Class of ‘68: Golden Hawks forged by an incendiary year

  • By Tahja G. Cropper

    Tuesday, December 18, 2018

    As December 2018 graduates embark on the next chapter of their lives, members of the Class of 1968 were honored at the University of Maryland Eastern Shore's 22nd winter commencement.  

    The class of '68 includes a Tony-nominated stage actress, retired educators, social workers and several federal and state employees.  During their undergraduate days at then-Maryland State College, this group experienced some of the best moments of their lives and they lived through what some would contend was the 20th century's most turbulent year following World War II. 

    1968: the Vietnam War was in full swing, civil unrest was high and the nation witnessed the assassination of two champions for change, the Rev. Dr. Martin Luther King Jr. (April 4) and Sen. Robert F. Kennedy (June 6). 

    Those sorrows were followed by a tumultuous presidential campaign that saw rioting in the streets of Chicago at the Democratic National Convention and the election of Richard Nixon, the first president to resign from office.  

    Wiping a tear from her eye, Starletta Seawell DuPois, a veteran actress with a background in nursing, recalled the moment 50 years ago she learned about Dr. King's murder as she went off stage during intermission of a performance on campus.  The moment still resonates inside her all these years later. 

    Dr. King's death would spark riots in major cities across the country. 

    Clifford Newsome Jr., who was from Sudlersville, Md., the hometown of baseball Hall of Famer Jimmie Foxx, remembers being greatly impacted by his time at historically black Maryland State - and Dr. King's words.

    Dr. Heidi M. Anderson and Clifford Newsome Jr.

    “It's not the color of your skin, but the content of your heart that counts,” said Newsome, a white agriculture education major who attended a segregated high school in Queen Anne's County.  “Ever since I heard him say that, it's just been something that I strived to do.” 

    Each December during winter commencement, UMES alumni who reach the 50th anniversary of their graduation return to campus for recognition as “Golden Hawks.” 

    “You can't turn down an opportunity like getting an education,” Newsome said.  “The diploma that says UMES is the same that says University of Maryland College Park. It has the same weight. If you apply yourself, your education can be as good, or better, than what you can get anywhere else.” 

    The '68 Golden Hawks recalled a horrifying memory of a cross burning that happened on campus outside of Wicomico Hall a short time after Dr. King's assassination. 
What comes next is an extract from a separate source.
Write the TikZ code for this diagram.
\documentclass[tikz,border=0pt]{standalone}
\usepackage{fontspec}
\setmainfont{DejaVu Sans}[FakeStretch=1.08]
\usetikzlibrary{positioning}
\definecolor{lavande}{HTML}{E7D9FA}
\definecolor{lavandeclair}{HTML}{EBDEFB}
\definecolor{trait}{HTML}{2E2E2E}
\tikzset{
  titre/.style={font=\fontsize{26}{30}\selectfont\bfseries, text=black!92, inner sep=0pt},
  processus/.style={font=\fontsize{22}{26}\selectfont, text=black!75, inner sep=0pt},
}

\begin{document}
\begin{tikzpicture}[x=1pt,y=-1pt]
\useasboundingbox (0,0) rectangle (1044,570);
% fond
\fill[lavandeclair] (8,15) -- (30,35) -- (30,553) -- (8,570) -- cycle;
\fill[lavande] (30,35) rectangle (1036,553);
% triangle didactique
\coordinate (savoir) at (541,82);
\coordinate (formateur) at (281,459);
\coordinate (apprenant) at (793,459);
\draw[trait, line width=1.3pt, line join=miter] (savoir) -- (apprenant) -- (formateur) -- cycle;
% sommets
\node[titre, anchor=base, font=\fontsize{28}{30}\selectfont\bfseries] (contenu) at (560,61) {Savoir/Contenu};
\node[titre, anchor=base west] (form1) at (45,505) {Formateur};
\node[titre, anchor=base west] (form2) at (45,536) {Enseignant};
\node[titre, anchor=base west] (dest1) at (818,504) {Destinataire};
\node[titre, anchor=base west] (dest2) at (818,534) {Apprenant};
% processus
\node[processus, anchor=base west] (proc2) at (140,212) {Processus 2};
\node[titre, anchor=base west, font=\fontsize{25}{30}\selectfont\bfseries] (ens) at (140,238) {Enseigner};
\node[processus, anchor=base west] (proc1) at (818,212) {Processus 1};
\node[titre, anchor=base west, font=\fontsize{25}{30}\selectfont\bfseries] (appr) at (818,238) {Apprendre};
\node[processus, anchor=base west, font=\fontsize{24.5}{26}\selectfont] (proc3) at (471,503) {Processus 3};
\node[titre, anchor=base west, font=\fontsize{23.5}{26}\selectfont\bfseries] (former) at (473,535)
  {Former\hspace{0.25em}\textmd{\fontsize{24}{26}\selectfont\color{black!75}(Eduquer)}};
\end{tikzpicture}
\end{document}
    Those incidents inspired Maryland State students to take up the mantle in the fight for equality as they held peace marches in the Town of Princess Anne. 

    Four days before Kennedy died, the class of 1968 found itself at June commencement exercises featuring one of Dr. King's contemporaries and a civil rights pioneer in his own right, Jackie Robinson.  Robinson was the first African American man to break the color barrier in Major League Baseball.  On that day, Dr. John Taylor Williams, Maryland State's president, awarded Robinson an honorary degree of humane letters during the ceremony. 

    According to Baltimore's Afro-American newspaper, the former Dodgers star addressed the slain civil rights leader's social contribution stating “Martin Luther King Jr.'s death leaves no void. He has given us a clear picture of what sound thinking and dogged determination can accomplish.” 

    “Never give up the struggle,” the newspaper quoted Robinson as saying. “Win we will.” 

    Although those were some of America's darkest days, Maryland State alumni say the good outweighed the bad.  This was especially true for Jean McBride-Elbert, originally from Philadelphia, as she met her husband on campus.  She and Thomas Elbert celebrate 50 years of marriage July 19, 2019. 

    During the Golden Hawks luncheon, alumni focused on reminiscing about the many good days at Maryland State. The room erupted with laughter and surged with energy when classmate James T. Smith, affectionately known as “Scooggy,” arrived late for the luncheon.  (He had wandered off to explore campus.) 

    Smith, a retired educator from Coatesville, Pa., emphasized the impact of his time at Maryland State, saying “I wouldn't trade my experience during those four years for all of the money in the world! We were a family.” 

    “I'm a proud Hawk,” added DuPois, who played the nurse, Esther, in the film 'The Notebook.'  “We weren't a number. Our professors cared about us.” 

    Classmates who returned for their Golden Hawk recognition also included Gail M. Davis, Alfonzo Grimes Jr., Drexel Smith Harris, Grace Matthews and George Trotter.